I made my own; the XMLBinderFactory class. I plan on turning it into a sourceforge project soon, at least to be able to more easily distribute the source code.

"It looks a lot like Xstream. You should have a look. Anyway, it's a good article, thanks for sharing your experience"
- laurent

This is very similar to what I have done except my method requires less lines of code, but Xstream probably can do a bit more. This is exactly what I was looking for in the beginning; I will check it out some more.

"i think you might like to have a look at: http://xfire.codehaus.org/Aegis+Binding"
- wayne
This is another XML-POJO binding, but it looks like XSD's are involved, which I don't want to have to use.

John Valentino said...

Since there seems to be some interest I have started a sourceforge.net project called "Really Easy Java XML Binding" or "RE:JAXB" since this is sort of a reply to JAXB. Here is the link

I have included POJOs for RSS 1.0 and RSS 2.0 along with unit tests to verify that the mappings from XML and to XML are working correctly. What I am looking for are ways to improve the efficiency of the to and from binding code, as well as POJOs for other common XML formats.

Zse said...

Have you tried out Castor?

http://www.castor.org/xml-mapping.html

It's been around forever, is stable, and is rather easy to use.

John Valentino said...

"Have you tried out Castor? http://www.castor.org/xml-mapping.html It's been around forever, is stable, and is rather easy to use."
- zse

I haven't looked at it before, but it looks like a good XML-POJO binding. I don't want to have to use external binding definitions though like with JiBX.

Mikhail Koryak said...

I hope you blog more frequently that you have been doing on average since 2005 =) Ill be checking this blog for more new betterer stuff

yesilay&danijay said...

You can try to use rhino script in java 6 that implements E4X like Flex.

Ivan said...

I think xml actually works better if you model it as a ResultSet and then iterate over nodes selected via Xpath and then use those to map.

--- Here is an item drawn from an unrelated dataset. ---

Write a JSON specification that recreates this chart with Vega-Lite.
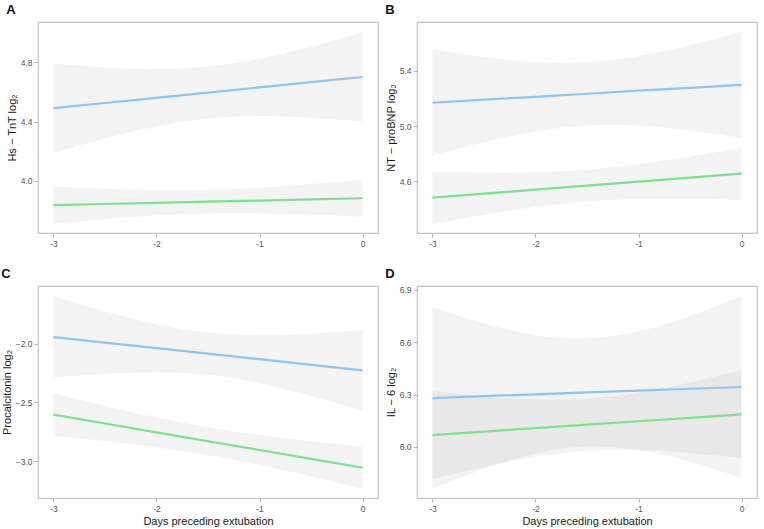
{
  "$schema": "https://vega.github.io/schema/vega-lite/v6.json",
  "background": "white",
  "padding": {"left": 0, "top": 3, "right": 4, "bottom": 4},
  "config": {
    "view": {"stroke": "#c4c4c4", "strokeWidth": 1.2},
    "axis": {"grid": false, "domain": false, "tickColor": "#b8b8b8", "tickSize": 4, "labelColor": "#555555", "labelFontSize": 8.5, "labelFont": "Liberation Sans", "labelPadding": 2, "titleFont": "Liberation Sans", "titleFontWeight": "normal", "titleFontSize": 11, "titleColor": "#1a1a1a", "titlePadding": 3},
    "title": {"font": "Liberation Sans", "fontSize": 13, "fontWeight": "bold", "color": "#111111", "anchor": "start", "frame": "bounds", "offset": 5}
  },
  "datasets": {
    "d": [
      {"panel": "A", "group": "g1", "x": -3, "fit": 4.49, "lo": 4.19, "hi": 4.79},
      {"panel": "A", "group": "g1", "x": -2.5, "fit": 4.525, "lo": 4.286, "hi": 4.764},
      {"panel": "A", "group": "g1", "x": -2, "fit": 4.56, "lo": 4.367, "hi": 4.753},
      {"panel": "A", "group": "g1", "x": -1.5, "fit": 4.595, "lo": 4.42, "hi": 4.77},
      {"panel": "A", "group": "g1", "x": -1, "fit": 4.63, "lo": 4.437, "hi": 4.823},
      {"panel": "A", "group": "g1", "x": -0.5, "fit": 4.665, "lo": 4.426, "hi": 4.904},
      {"panel": "A", "group": "g1", "x": 0, "fit": 4.70, "lo": 4.40, "hi": 5.00},
      {"panel": "A", "group": "g2", "x": -3, "fit": 3.837, "lo": 3.712, "hi": 3.962},
      {"panel": "A", "group": "g2", "x": -2.5, "fit": 3.845, "lo": 3.743, "hi": 3.948},
      {"panel": "A", "group": "g2", "x": -2, "fit": 3.853, "lo": 3.767, "hi": 3.939},
      {"panel": "A", "group": "g2", "x": -1.5, "fit": 3.861, "lo": 3.781, "hi": 3.941},
      {"panel": "A", "group": "g2", "x": -1, "fit": 3.868, "lo": 3.782, "hi": 3.954},
      {"panel": "A", "group": "g2", "x": -0.5, "fit": 3.876, "lo": 3.774, "hi": 3.979},
      {"panel": "A", "group": "g2", "x": 0, "fit": 3.884, "lo": 3.759, "hi": 4.009},
      {"panel": "B", "group": "g1", "x": -3, "fit": 5.17, "lo": 4.785, "hi": 5.555},
      {"panel": "B", "group": "g1", "x": -2.5, "fit": 5.192, "lo": 4.883, "hi": 5.501},
      {"panel": "B", "group": "g1", "x": -2, "fit": 5.213, "lo": 4.961, "hi": 5.465},
      {"panel": "B", "group": "g1", "x": -1.5, "fit": 5.235, "lo": 5.005, "hi": 5.465},
      {"panel": "B", "group": "g1", "x": -1, "fit": 5.257, "lo": 5.005, "hi": 5.509},
      {"panel": "B", "group": "g1", "x": -0.5, "fit": 5.278, "lo": 4.969, "hi": 5.587},
      {"panel": "B", "group": "g1", "x": 0, "fit": 5.30, "lo": 4.915, "hi": 5.685},
      {"panel": "B", "group": "g2", "x": -3, "fit": 4.482, "lo": 4.292, "hi": 4.672},
      {"panel": "B", "group": "g2", "x": -2.5, "fit": 4.511, "lo": 4.358, "hi": 4.664},
      {"panel": "B", "group": "g2", "x": -2, "fit": 4.540, "lo": 4.414, "hi": 4.666},
      {"panel": "B", "group": "g2", "x": -1.5, "fit": 4.569, "lo": 4.454, "hi": 4.684},
      {"panel": "B", "group": "g2", "x": -1, "fit": 4.598, "lo": 4.472, "hi": 4.724},
      {"panel": "B", "group": "g2", "x": -0.5, "fit": 4.627, "lo": 4.474, "hi": 4.780},
      {"panel": "B", "group": "g2", "x": 0, "fit": 4.656, "lo": 4.466, "hi": 4.846},
      {"panel": "C", "group": "g1", "x": -3, "fit": -1.943, "lo": -2.288, "hi": -1.598},
      {"panel": "C", "group": "g1", "x": -2.5, "fit": -1.990, "lo": -2.256, "hi": -1.724},
      {"panel": "C", "group": "g1", "x": -2, "fit": -2.038, "lo": -2.243, "hi": -1.833},
      {"panel": "C", "group": "g1", "x": -1.5, "fit": -2.085, "lo": -2.265, "hi": -1.905},
      {"panel": "C", "group": "g1", "x": -1, "fit": -2.132, "lo": -2.337, "hi": -1.927},
      {"panel": "C", "group": "g1", "x": -0.5, "fit": -2.180, "lo": -2.446, "hi": -1.914},
      {"panel": "C", "group": "g1", "x": 0, "fit": -2.227, "lo": -2.572, "hi": -1.882},
      {"panel": "C", "group": "g2", "x": -3, "fit": -2.605, "lo": -2.785, "hi": -2.425},
      {"panel": "C", "group": "g2", "x": -2.5, "fit": -2.680, "lo": -2.830, "hi": -2.530},
      {"panel": "C", "group": "g2", "x": -2, "fit": -2.756, "lo": -2.884, "hi": -2.628},
      {"panel": "C", "group": "g2", "x": -1.5, "fit": -2.831, "lo": -2.951, "hi": -2.711},
      {"panel": "C", "group": "g2", "x": -1, "fit": -2.906, "lo": -3.034, "hi": -2.778},
      {"panel": "C", "group": "g2", "x": -0.5, "fit": -2.982, "lo": -3.132, "hi": -2.832},
      {"panel": "C", "group": "g2", "x": 0, "fit": -3.057, "lo": -3.237, "hi": -2.877},
      {"panel": "D", "group": "g1", "x": -3, "fit": 6.280, "lo": 5.760, "hi": 6.800},
      {"panel": "D", "group": "g1", "x": -2.5, "fit": 6.291, "lo": 5.874, "hi": 6.708},
      {"panel": "D", "group": "g1", "x": -2, "fit": 6.301, "lo": 5.961, "hi": 6.641},
      {"panel": "D", "group": "g1", "x": -1.5, "fit": 6.312, "lo": 6.002, "hi": 6.622},
      {"panel": "D", "group": "g1", "x": -1, "fit": 6.322, "lo": 5.982, "hi": 6.662},
      {"panel": "D", "group": "g1", "x": -0.5, "fit": 6.333, "lo": 5.916, "hi": 6.750},
      {"panel": "D", "group": "g1", "x": 0, "fit": 6.343, "lo": 5.823, "hi": 6.863},
      {"panel": "D", "group": "g2", "x": -3, "fit": 6.068, "lo": 5.816, "hi": 6.320},
      {"panel": "D", "group": "g2", "x": -2.5, "fit": 6.088, "lo": 5.886, "hi": 6.290},
      {"panel": "D", "group": "g2", "x": -2, "fit": 6.108, "lo": 5.943, "hi": 6.273},
      {"panel": "D", "group": "g2", "x": -1.5, "fit": 6.128, "lo": 5.978, "hi": 6.278},
      {"panel": "D", "group": "g2", "x": -1, "fit": 6.147, "lo": 5.982, "hi": 6.312},
      {"panel": "D", "group": "g2", "x": -0.5, "fit": 6.167, "lo": 5.965, "hi": 6.369},
      {"panel": "D", "group": "g2", "x": 0, "fit": 6.187, "lo": 5.935, "hi": 6.439}
    ]
  },
  "columns": 2,
  "spacing": {"row": 18, "column": 5},
  "concat": [
    {
      "title": "A",
      "width": 340, "height": 211,
      "data": {"name": "d"},
      "transform": [{"filter": "datum.panel == 'A'"}],
      "layer": [
        {"mark": {"type": "area", "interpolate": "natural", "color": "#999999", "opacity": 0.12, "clip": true},
         "encoding": {
           "x": {"field": "x", "type": "quantitative", "scale": {"domain": [-3.15, 0.15], "nice": false, "zero": false}, "axis": {"values": [-3, -2, -1, 0], "labelExpr": "'' + datum.value", "title": null}},
           "y": {"field": "lo", "type": "quantitative", "scale": {"domain": [3.65, 5.07], "nice": false, "zero": false}, "axis": {"values": [4.0, 4.4, 4.8], "format": ".1f", "title": "Hs − TnT log₂"}},
           "y2": {"field": "hi"},
           "detail": {"field": "group"}}},
        {"mark": {"type": "line", "strokeWidth": 2.2, "clip": true},
         "encoding": {
           "x": {"field": "x", "type": "quantitative"},
           "y": {"field": "fit", "type": "quantitative"},
           "color": {"field": "group", "type": "nominal", "scale": {"domain": ["g1", "g2"], "range": ["#8ec4f0", "#7ee08f"]}, "legend": null}}}
      ]
    },
    {
      "title": "B",
      "width": 340, "height": 211,
      "data": {"name": "d"},
      "transform": [{"filter": "datum.panel == 'B'"}],
      "layer": [
        {"mark": {"type": "area", "interpolate": "natural", "color": "#999999", "opacity": 0.12, "clip": true},
         "encoding": {
           "x": {"field": "x", "type": "quantitative", "scale": {"domain": [-3.15, 0.15], "nice": false, "zero": false}, "axis": {"values": [-3, -2, -1, 0], "labelExpr": "'' + datum.value", "title": null}},
           "y": {"field": "lo", "type": "quantitative", "scale": {"domain": [4.226, 5.755], "nice": false, "zero": false}, "axis": {"values": [4.6, 5.0, 5.4], "format": ".1f", "title": "NT − proBNP log₂"}},
           "y2": {"field": "hi"},
           "detail": {"field": "group"}}},
        {"mark": {"type": "line", "strokeWidth": 2.2, "clip": true},
         "encoding": {
           "x": {"field": "x", "type": "quantitative"},
           "y": {"field": "fit", "type": "quantitative"},
           "color": {"field": "group", "type": "nominal", "scale": {"domain": ["g1", "g2"], "range": ["#8ec4f0", "#7ee08f"]}, "legend": null}}}
      ]
    },
    {
      "title": "C",
      "width": 340, "height": 212,
      "data": {"name": "d"},
      "transform": [{"filter": "datum.panel == 'C'"}],
      "layer": [
        {"mark": {"type": "area", "interpolate": "natural", "color": "#999999", "opacity": 0.12, "clip": true},
         "encoding": {
           "x": {"field": "x", "type": "quantitative", "scale": {"domain": [-3.15, 0.15], "nice": false, "zero": false}, "axis": {"values": [-3, -2, -1, 0], "labelExpr": "'' + datum.value", "title": "Days preceding extubation"}},
           "y": {"field": "lo", "type": "quantitative", "scale": {"domain": [-3.315, -1.508], "nice": false, "zero": false}, "axis": {"values": [-3.0, -2.5, -2.0], "format": ".1f", "title": "Procalcitonin log₂"}},
           "y2": {"field": "hi"},
           "detail": {"field": "group"}}},
        {"mark": {"type": "line", "strokeWidth": 2.2, "clip": true},
         "encoding": {
           "x": {"field": "x", "type": "quantitative"},
           "y": {"field": "fit", "type": "quantitative"},
           "color": {"field": "group", "type": "nominal", "scale": {"domain": ["g1", "g2"], "range": ["#8ec4f0", "#7ee08f"]}, "legend": null}}}
      ]
    },
    {
      "title": "D",
      "width": 340, "height": 212,
      "data": {"name": "d"},
      "transform": [{"filter": "datum.panel == 'D'"}],
      "layer": [
        {"mark": {"type": "area", "interpolate": "natural", "color": "#999999", "opacity": 0.12, "clip": true},
         "encoding": {
           "x": {"field": "x", "type": "quantitative", "scale": {"domain": [-3.15, 0.15], "nice": false, "zero": false}, "axis": {"values": [-3, -2, -1, 0], "labelExpr": "'' + datum.value", "title": "Days preceding extubation"}},
           "y": {"field": "lo", "type": "quantitative", "scale": {"domain": [5.708, 6.921], "nice": false, "zero": false}, "axis": {"values": [6.0, 6.3, 6.6, 6.9], "format": ".1f", "title": "IL − 6 log₂"}},
           "y2": {"field": "hi"},
           "detail": {"field": "group"}}},
        {"mark": {"type": "line", "strokeWidth": 2.2, "clip": true},
         "encoding": {
           "x": {"field": "x", "type": "quantitative"},
           "y": {"field": "fit", "type": "quantitative"},
           "color": {"field": "group", "type": "nominal", "scale": {"domain": ["g1", "g2"], "range": ["#8ec4f0", "#7ee08f"]}, "legend": null}}}
      ]
    }
  ]
}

The thing about placing Annotations on field names is that it fixes one type of xml format to your pojo. What about namespaces? Other twists on simple xml formats like atom?

Instead consider the following pseuedocode...


XmlDataSource xds = new XmlDataSource();
xds.namespace('custom', CUSTOM_URI);

XmlResultSet xrs = XmlClass.xpath('/rss/model/item, /rss/channel/custom:item');
List< Item > items = new ArrayList< Item >();
while (xrs.next()) {
Item item = new Item();
item.setTitle(xrs.getString('title');
item.setDescription(xrs.getString('description');
items.add(item);
}

// do something with the items...

With a little auto-naming magic present in many of todays frameworks, the actual loop could be done for you,
and you get an easy to understand, non-invasive way to get data out of xml.

Either way, great article. There are def a lot of people out there who find current mapping methods unacceptable.

John Valentino said...

This works with namespaces as well. For example you could use an annotation to map dc:author to a class field called dcAuthor.

Yes, I am looking to fix an XML format to a POJO for my particular use. This may not always be the case though as you have pointed out, where a ResultSet may be what you need instead.

S├ębastien said...

I used XStream recently and if you write a little wrapper class, it's really a one liner to go from objects to xml and back. The great thing is that you don't even need to touch your classes.

Tony said...

Let me be the fourth person to say XStream. Why reinvent the wheel, unless you are just doing it for kicks.

Davie Lang said...

Good article.

Along the same lines, I found SimpleXML excellent.

http://simple.sourceforge.net/home.php

Felipe Coury said...

Your library is the best thing since sliced bread. Awesome! Thank you!

Kalpesh Soni said...

I have used castor before
its awesome

I even use their marshal api to debug my java object values

:D

ygor said...

A big thanks to all for pointing to XStream. This is just, what I have been looking for.